Je partagerai avec les petits.
Bise
Toujours aussi passionnant et très documenté; merci.
Merci pour ce nouveau chapitre. Juste un commentaire il est difficile de parler d’identité nationale slovaque dans le contexte pré WWI - le concept d’empire était très mouvant et je ne suis pas sûr que mes arrières grand-parents ayent fait la distinction entre ce qui est aujourd’hui la Slovaquie, l’Ukraine de l’ouest ou même la Hongrie. Il en est de même pour le terme slave qui englobe les russes et les slaves du sud (serbes croates etc)… À voir la dénomination exacte que tu as retrouvée dans les courriers originaux.

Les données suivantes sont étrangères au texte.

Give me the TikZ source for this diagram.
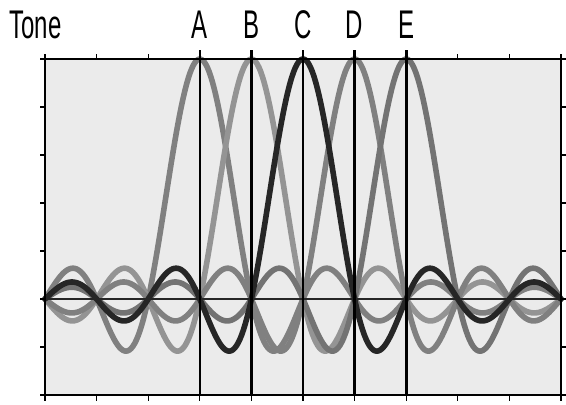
\documentclass[tikz,border=0pt]{standalone}
\usepackage{fontspec}
\setmainfont{Liberation Sans}
\begin{document}
\begin{tikzpicture}[x=0.5pt,y=-0.5pt,
  declare function={sinc(\t)=sin(180*\t)/(pi*\t);},
  lbl/.style={font=\fontsize{20}{20}\selectfont, inner sep=0pt, xscale=0.6},
  frame/.style={draw=black, line width=0.8pt},
  tick/.style={black, line width=0.6pt},
  marker/.style={black, line width=1.3pt},
  base/.style={black!85, line width=0.9pt},
  wave/.style={line width=2.8pt, line cap=round, line join=round},
  curveA/.style={wave, black!50},
  curveB/.style={wave, black!42},
  curveC/.style={wave, black!85},
  curveD/.style={wave, black!50},
  curveE/.style={wave, black!55},
]
\useasboundingbox (0,0) rectangle (566,404);
% plot area
\fill[black!8] (45,59) rectangle (561,395);
% curves
\draw[curveA] plot[domain=45:561, samples=300] (\x, {299 - 240*sinc((\x-199.8)/51.6)});
\draw[curveB] plot[domain=45:561, samples=300] (\x, {299 - 240*sinc((\x-251.4)/51.6)});
\draw[curveD] plot[domain=45:561, samples=300] (\x, {299 - 240*sinc((\x-354.6)/51.6)});
\draw[curveE] plot[domain=45:561, samples=300] (\x, {299 - 240*sinc((\x-406.2)/51.6)});
\draw[curveC] plot[domain=45:561, samples=300] (\x, {299 - 240*sinc((\x-303)/51.6)});
% baseline
\coordinate (b0) at (45,299);
\coordinate (b1) at (561,299);
\draw[base] (b0) -- (b1);
% frame
\draw[frame] (45,59) rectangle (561,395);
% ticks
\foreach \k in {0,...,10} {
  \draw[tick] ({45+51.6*\k},59) -- ++(0,-5);
  \draw[tick] ({45+51.6*\k},395) -- ++(0,6);
}
\foreach \k in {0,...,7} {
  \draw[tick] (45,{59+48*\k}) -- ++(-5,0);
  \draw[tick] (561,{59+48*\k}) -- ++(5,0);
}
% labels and marker lines
\node[lbl] (tone) at (35.5,24.5) {Tone};
\foreach \n/\xx in {A/199.8,B/251.4,C/303,D/354.6,E/406.2} {
  \node[lbl] (\n) at (\xx,24.5) {\n};
  \coordinate (\n top) at (\xx,50);
  \coordinate (\n bot) at (\xx,395);
  \draw[marker] (\n top) -- (\n bot);
}
\end{tikzpicture}
\end{document}
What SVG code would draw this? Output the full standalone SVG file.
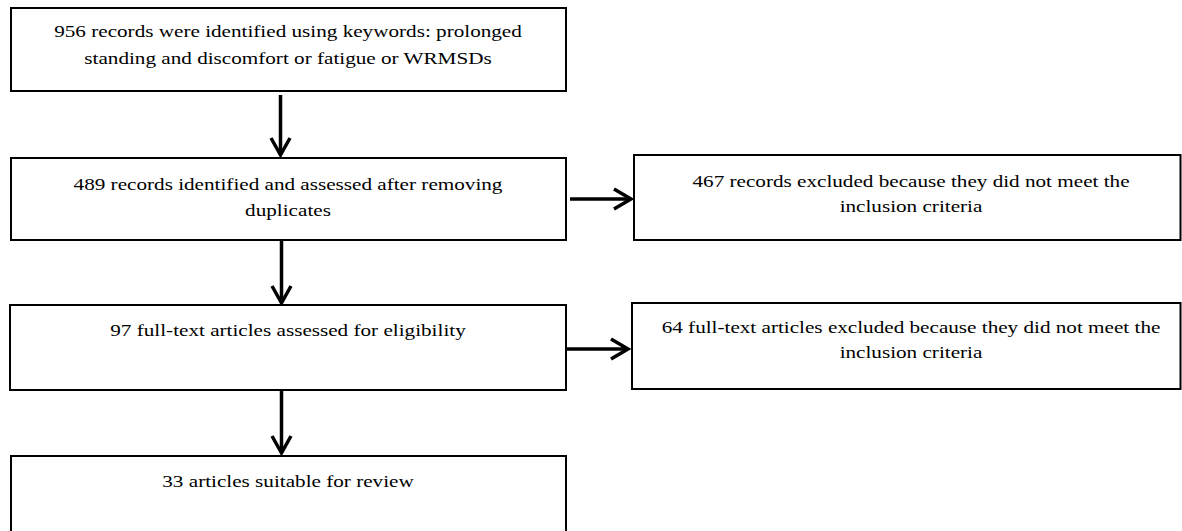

Merci Gregory pour ta lecture critique. Je ne pensais pas avoir parlé d’identité *nationale* slovaque. J’ai relu rapidement les pages publiées et je n’ai pas trouvé d’endroit où j’ai pu “déraper” ? J’ai prévu de tenter de justifier ce que j’ai raconté jusqu’ici, dans la dernière page (à paraître), mais tes remarques me font un peu anticiper. Je n’ai pour source familiale rien d’autre qu’un livre de messe que j’ai présenté ailleurs dans la partie “Généalogie” de ce site. Ses pages de garde n’apportent que des dates de naissance manuscrites et quelques enluminures. Dans les pages 4, 5 et 7 de la présente publication je montre des extraits des registres d’immigration aux USA qui stipulent que nos aïeuls Judita et Adam sont de nationalité hongroise et de “race” ou ethnie slovaque. Je me suis appuyé sur ces faits pour leur “inventer” un état d’esprit. Pour ma part, je ne doute pas que mes grands parents aient été conscients de leur place dans l’Europe de 1900. Mais je n’ai évidemment et malheureusement aucune preuve à te produire.
Voyage
Très intéressant la vie de tes ancêtres…….on se laisse emporter dans un tourbillon et on voyage avec eux.